_Required task_. Without the pictures, set down the records below word for word.

_Data shown_.
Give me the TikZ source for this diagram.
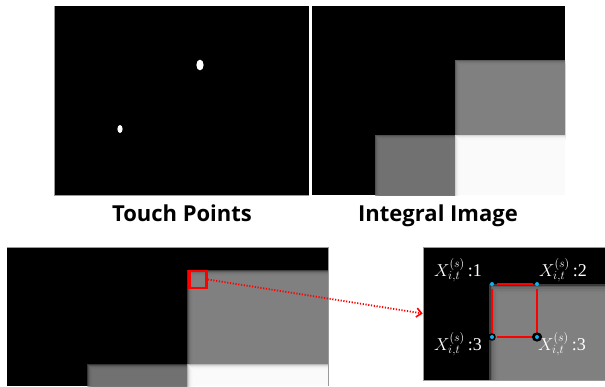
\documentclass[tikz,border=0pt]{standalone}
\usepackage{fontspec}
\setmainfont{Liberation Serif}
\newfontfamily\captionfont{Open Sans}
\usetikzlibrary{arrows.meta,calc}

\definecolor{midgray}{HTML}{838383}
\definecolor{lowgray}{HTML}{747474}
\definecolor{dotblue}{HTML}{10B0F0}
\definecolor{edgegray}{HTML}{9A9A9A}

% Rectangle with soft edges: colour, x1, y1, x2, y2, blur radius
\newcommand{\softbox}[6]{%
  \foreach \k in {0,...,6}{%
    \pgfmathsetmacro\e{#6*(1-2*\k/6)}%
    \fill[#1, fill opacity=0.45] ({#2-\e},{#3-\e}) rectangle ({#4+\e},{#5+\e});
  }%
}

\tikzset{
  panel/.style={fill=black, draw=edgegray, line width=0.6pt},
  caption/.style={font=\captionfont\bfseries\fontsize{22}{26}\selectfont, text=black, inner sep=0pt, anchor=base},
  xlabel/.style={font=\fontsize{18}{20}\selectfont, text=white, inner sep=0pt, anchor=base west},
  redline/.style={draw=red, line width=2.6pt},
  corner/.style={fill=dotblue},
}

\begin{document}
\begin{tikzpicture}[x=1pt, y=-1pt]
\useasboundingbox (0,0) rectangle (605,386);
\fill[white] (0,0) rectangle (605,386);

% ---- touch points ----
\fill[black] (54,6) rectangle (309,196);
\draw[edgegray, line width=0.8pt] (54.4,6) -- (54.4,195.6) -- (309,195.6);
\fill[white] (200,65) ellipse [x radius=3.6, y radius=5.4];
\fill[white] (120,129) ellipse [x radius=2.6, y radius=4];
\node[caption] (tpcap) at (182,221.5) {Touch Points};

% ---- integral image ----
\begin{scope}
  \clip (312,6) rectangle (565,195);
  \fill[black] (312,6) rectangle (565,195);
  \softbox{midgray}{457}{62}{575}{137}{2.5}
  \softbox{lowgray}{377}{137}{457}{205}{2.5}
  \softbox{white}{457}{137}{575}{205}{2.5}
\end{scope}
\node[caption] (iicap) at (438,221) {Integral Image};

% ---- enlarged integral image ----
\begin{scope}
  \clip (7,247) rectangle (328,386);
  \fill[black] (7,247) rectangle (328,386);
  \softbox{midgray}{190}{273}{340}{367}{3}
  \softbox{lowgray}{90}{367}{190}{396}{3}
  \softbox{white}{190}{367}{340}{396}{3}
\end{scope}
\draw[edgegray, line width=0.5pt] (7,247) -- (328,247) -- (328,386);
\node[redline, minimum width=17pt, minimum height=17pt, inner sep=0pt] (win) at (198,279.5) {};

% ---- detail of the window ----
\begin{scope}
  \clip (423,247) rectangle (605,380);
  \fill[black] (423,247) rectangle (605,380);
  \softbox{midgray}{494}{289}{620}{395}{5}
\end{scope}
\node[draw=edgegray, line width=0.6pt, minimum width=182pt, minimum height=133pt, inner sep=0pt] (detail) at (514,313.5) {};

\draw[red, line width=1.8pt, dash pattern=on 1.2pt off 1.6pt,
      -{Straight Barb[length=5pt, width=9pt, line width=1.6pt]}]
  (win.east) -- (detail.west);

\coordinate (c1) at (492,284);
\coordinate (c2) at (537,284);
\coordinate (c3) at (492,337);
\coordinate (c4) at (537,337);
\draw[redline, shorten <=4.5pt, shorten >=4.5pt] (c1) -- (c2);
\draw[redline, shorten <=4.5pt, shorten >=4.5pt] (c2) -- (c4);
\draw[redline, shorten <=4.5pt, shorten >=4.5pt] (c1) -- (c3);
\draw[redline, shorten <=4.5pt, shorten >=4.5pt] (c3) -- (c4);
\fill[black] (c3) circle [radius=3.8];
\fill[black] (c4) ellipse [x radius=5.2, y radius=4.6];
\foreach \c in {c1,c2,c3,c4} \fill[corner] (\c) circle [radius=2];

\node[xlabel] (l1) at (434,276) {$X^{(s)}_{i,t}$\,:1};
\node[xlabel] (l2) at (539,276) {$X^{(s)}_{i,t}$\,:2};
\node[xlabel] (l3) at (434,350) {$X^{(s)}_{i,t}$\,:3};
\node[xlabel] (l4) at (538,350) {$X^{(s)}_{i,t}$\,:3};
\end{tikzpicture}
\end{document}
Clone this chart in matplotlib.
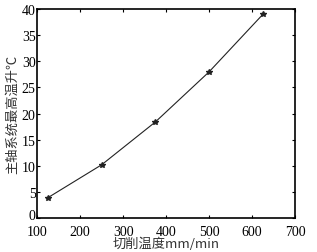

_Solution for this problem_.
Give me the TikZ source for this diagram.
\documentclass[tikz,border=0pt]{standalone}
\usepackage{fontspec}
\setmainfont{Liberation Serif}
\newfontfamily\captionfont{Open Sans}
\usetikzlibrary{arrows.meta,calc}

\definecolor{midgray}{HTML}{838383}
\definecolor{lowgray}{HTML}{747474}
\definecolor{dotblue}{HTML}{10B0F0}
\definecolor{edgegray}{HTML}{9A9A9A}

% Rectangle with soft edges: colour, x1, y1, x2, y2, blur radius
\newcommand{\softbox}[6]{%
  \foreach \k in {0,...,6}{%
    \pgfmathsetmacro\e{#6*(1-2*\k/6)}%
    \fill[#1, fill opacity=0.45] ({#2-\e},{#3-\e}) rectangle ({#4+\e},{#5+\e});
  }%
}

\tikzset{
  panel/.style={fill=black, draw=edgegray, line width=0.6pt},
  caption/.style={font=\captionfont\bfseries\fontsize{22}{26}\selectfont, text=black, inner sep=0pt, anchor=base},
  xlabel/.style={font=\fontsize{18}{20}\selectfont, text=white, inner sep=0pt, anchor=base west},
  redline/.style={draw=red, line width=2.6pt},
  corner/.style={fill=dotblue},
}

\begin{document}
\begin{tikzpicture}[x=1pt, y=-1pt]
\useasboundingbox (0,0) rectangle (605,386);
\fill[white] (0,0) rectangle (605,386);

% ---- touch points ----
\fill[black] (54,6) rectangle (309,196);
\draw[edgegray, line width=0.8pt] (54.4,6) -- (54.4,195.6) -- (309,195.6);
\fill[white] (200,65) ellipse [x radius=3.6, y radius=5.4];
\fill[white] (120,129) ellipse [x radius=2.6, y radius=4];
\node[caption] (tpcap) at (182,221.5) {Touch Points};

% ---- integral image ----
\begin{scope}
  \clip (312,6) rectangle (565,195);
  \fill[black] (312,6) rectangle (565,195);
  \softbox{midgray}{457}{62}{575}{137}{2.5}
  \softbox{lowgray}{377}{137}{457}{205}{2.5}
  \softbox{white}{457}{137}{575}{205}{2.5}
\end{scope}
\node[caption] (iicap) at (438,221) {Integral Image};

% ---- enlarged integral image ----
\begin{scope}
  \clip (7,247) rectangle (328,386);
  \fill[black] (7,247) rectangle (328,386);
  \softbox{midgray}{190}{273}{340}{367}{3}
  \softbox{lowgray}{90}{367}{190}{396}{3}
  \softbox{white}{190}{367}{340}{396}{3}
\end{scope}
\draw[edgegray, line width=0.5pt] (7,247) -- (328,247) -- (328,386);
\node[redline, minimum width=17pt, minimum height=17pt, inner sep=0pt] (win) at (198,279.5) {};

% ---- detail of the window ----
\begin{scope}
  \clip (423,247) rectangle (605,380);
  \fill[black] (423,247) rectangle (605,380);
  \softbox{midgray}{494}{289}{620}{395}{5}
\end{scope}
\node[draw=edgegray, line width=0.6pt, minimum width=182pt, minimum height=133pt, inner sep=0pt] (detail) at (514,313.5) {};

\draw[red, line width=1.8pt, dash pattern=on 1.2pt off 1.6pt,
      -{Straight Barb[length=5pt, width=9pt, line width=1.6pt]}]
  (win.east) -- (detail.west);

\coordinate (c1) at (492,284);
\coordinate (c2) at (537,284);
\coordinate (c3) at (492,337);
\coordinate (c4) at (537,337);
\draw[redline, shorten <=4.5pt, shorten >=4.5pt] (c1) -- (c2);
\draw[redline, shorten <=4.5pt, shorten >=4.5pt] (c2) -- (c4);
\draw[redline, shorten <=4.5pt, shorten >=4.5pt] (c1) -- (c3);
\draw[redline, shorten <=4.5pt, shorten >=4.5pt] (c3) -- (c4);
\fill[black] (c3) circle [radius=3.8];
\fill[black] (c4) ellipse [x radius=5.2, y radius=4.6];
\foreach \c in {c1,c2,c3,c4} \fill[corner] (\c) circle [radius=2];

\node[xlabel] (l1) at (434,276) {$X^{(s)}_{i,t}$\,:1};
\node[xlabel] (l2) at (539,276) {$X^{(s)}_{i,t}$\,:2};
\node[xlabel] (l3) at (434,350) {$X^{(s)}_{i,t}$\,:3};
\node[xlabel] (l4) at (538,350) {$X^{(s)}_{i,t}$\,:3};
\end{tikzpicture}
\end{document}
Clone this chart in matplotlib.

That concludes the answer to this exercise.